Advisor to the President of South Ossetia
- Incumbent
- Assumed office 2022

State Councilor of the President of South Ossetia
- In office 2012–2022

= Konstantin Kochiev =

South Ossetian politician

Konstantin Kochiev is an Ossetian diplomat and politician from the partially recognized Caucasian Republic of South Ossetia, which most of the United Nations recognizes as part of Georgia, occupied by Russia.

==Biography==
During the Pankisi Gorge crisis in 2002, the Georgian government considered expanding their security region to include South Ossetia, claiming the breakaway territory's security forces were inadequate at protecting its residents. Kochiev represented South Osseita in talks against this, which the Georgian government agreed to, stating there was no way to include South Ossetia into the security zone without a clash and armed conflict with the separatist government with Kochiev instead suggesting police reform within South Ossetia to stabilize the situation.

In 2005 Kochiev was the South Ossetian representative from the Moscow-based "Forum on Democracy and Multiculturalism in the Euro-East" which saw representatives from South Ossetia, Abkhazia, Artsakh and Transnistria (Note: as well as other smaller groups, such as the "Samegrelo" movement, which seeks an independent state for Mingrelians, and several Russophile Georgian political parties, such as the Georgian Labour Party and the Justice Party of Georgia) which denounced the United States, praised Serbia denouncing Kosovo, and called on Russia to invade and annex Georgia. The Forum also denounced the territorial integrity of Georgia as a Soros-backed conspiracy, claimed Moldova was perpetrating a genocide, and that Ukraine's orange revolution was a threat to global democracy.

In 2010 Kochiev went on a state visit to the Western Sahara, returning stating that the Sahrawi Arab Democratic Republic's Polisario Front has recognized South Ossetia's independence, and that he had made inroads with the Algerian government. In 2015 Kochiev served as State Counsellor to the President of the Republic during the Presidency of Leonid Tibilov. In 2016 Kochiev was on a committee tasked with drafting a new Constitution, alongside Zhanna Zasseeva, Merab Chigoev, Peter Gatikoev, Stanislav Kochiev, Alan Parastaev, and Ilona Khubaeva.

In 2017 Kochiev served as State Councilor of the President of the Republic of South Ossetia during the tenure of Anatoliy Bibilov, and received the Order of Friendship in a celebration of the 25th anniversary of the creation of the Ministry of foreign affairs. He received the award alongside other veterans of the ministry, including; Dmitiy Medoev, the first minister of foreign affairs, Andrey Tskhovrebov, the first deputy minister of foreign affairs, Murat Dzhioev, one of the leading negotiators following the 1991 war, Zaira Valieva, the incumbent Secretariat of the Ministry of Foreign Affairs, Akhsar Dzhioev, the longtime ambassador of South Ossetia to Russia, Alan Pliev, another deputy foreign minister, Sergey Surago, the South Ossetian, the South Ossetian diplomat to Transnistria, and Inga Kochieva, Madina Valieva, Zarina Kochieva, Emma Tibilova, and Irina Tskhovrebova, all counselors in the ministry.

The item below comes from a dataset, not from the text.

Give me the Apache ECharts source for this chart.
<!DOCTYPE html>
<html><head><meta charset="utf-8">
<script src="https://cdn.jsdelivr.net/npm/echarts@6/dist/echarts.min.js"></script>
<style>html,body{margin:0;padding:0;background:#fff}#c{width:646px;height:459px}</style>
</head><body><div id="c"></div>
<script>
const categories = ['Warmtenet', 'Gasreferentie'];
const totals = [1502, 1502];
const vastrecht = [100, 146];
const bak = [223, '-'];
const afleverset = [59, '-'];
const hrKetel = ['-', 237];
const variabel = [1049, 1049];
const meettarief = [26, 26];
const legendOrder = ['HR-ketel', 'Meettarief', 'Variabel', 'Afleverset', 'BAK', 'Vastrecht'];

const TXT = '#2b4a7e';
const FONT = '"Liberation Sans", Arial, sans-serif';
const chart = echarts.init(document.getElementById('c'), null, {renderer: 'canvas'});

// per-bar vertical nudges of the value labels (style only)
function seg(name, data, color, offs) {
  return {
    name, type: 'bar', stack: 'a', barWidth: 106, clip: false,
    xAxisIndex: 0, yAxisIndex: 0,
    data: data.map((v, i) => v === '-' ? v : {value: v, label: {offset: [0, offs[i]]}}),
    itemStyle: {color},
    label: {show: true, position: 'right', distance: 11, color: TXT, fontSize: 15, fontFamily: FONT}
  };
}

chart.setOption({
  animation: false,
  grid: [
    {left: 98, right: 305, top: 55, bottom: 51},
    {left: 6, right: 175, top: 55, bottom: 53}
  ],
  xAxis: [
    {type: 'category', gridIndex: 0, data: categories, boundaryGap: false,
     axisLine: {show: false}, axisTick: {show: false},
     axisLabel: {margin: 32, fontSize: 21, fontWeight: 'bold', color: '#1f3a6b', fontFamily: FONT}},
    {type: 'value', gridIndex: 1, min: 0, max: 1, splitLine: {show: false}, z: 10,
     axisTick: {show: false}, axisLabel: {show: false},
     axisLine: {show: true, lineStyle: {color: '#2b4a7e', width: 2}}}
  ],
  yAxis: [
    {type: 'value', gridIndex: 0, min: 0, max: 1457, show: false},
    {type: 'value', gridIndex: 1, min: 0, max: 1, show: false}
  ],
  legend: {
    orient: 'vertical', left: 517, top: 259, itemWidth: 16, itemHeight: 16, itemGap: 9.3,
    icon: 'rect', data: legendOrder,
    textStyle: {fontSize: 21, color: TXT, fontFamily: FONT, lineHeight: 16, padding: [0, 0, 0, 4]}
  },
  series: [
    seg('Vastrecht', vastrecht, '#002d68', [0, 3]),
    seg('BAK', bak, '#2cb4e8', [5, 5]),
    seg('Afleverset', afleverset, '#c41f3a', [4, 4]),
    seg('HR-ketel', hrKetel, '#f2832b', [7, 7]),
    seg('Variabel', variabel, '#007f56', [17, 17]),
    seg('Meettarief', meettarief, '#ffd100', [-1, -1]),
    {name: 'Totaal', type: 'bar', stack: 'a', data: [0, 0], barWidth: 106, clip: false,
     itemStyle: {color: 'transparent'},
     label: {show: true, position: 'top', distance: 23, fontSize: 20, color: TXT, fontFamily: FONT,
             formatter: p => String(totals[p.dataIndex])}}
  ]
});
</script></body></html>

Kochiev is currently serving in the administration of Alan Gagloev as "Advisor to the President." As which, on June 14, 2022, Kochiev held consultations with the Russian government over annexation. The delegation claimed that the USD$500,000 price tag to hold the referendum was the main reason that it hasn't happened yet.

In 2023 Kochiev was the South Ossetian representative to the 59th round of the Geneva International Discussions. Kochiev voiced his support for the Geneva platform ahead of the talks in January 2024, however, also used it as a platform to call for an internationally recognized hard border within Georgia, a so-called "state border" between Georgia and South Ossetia, as well as claiming that Georgia is building its military up with "foreign partners" and such an act was a risk to the South Ossetian "state."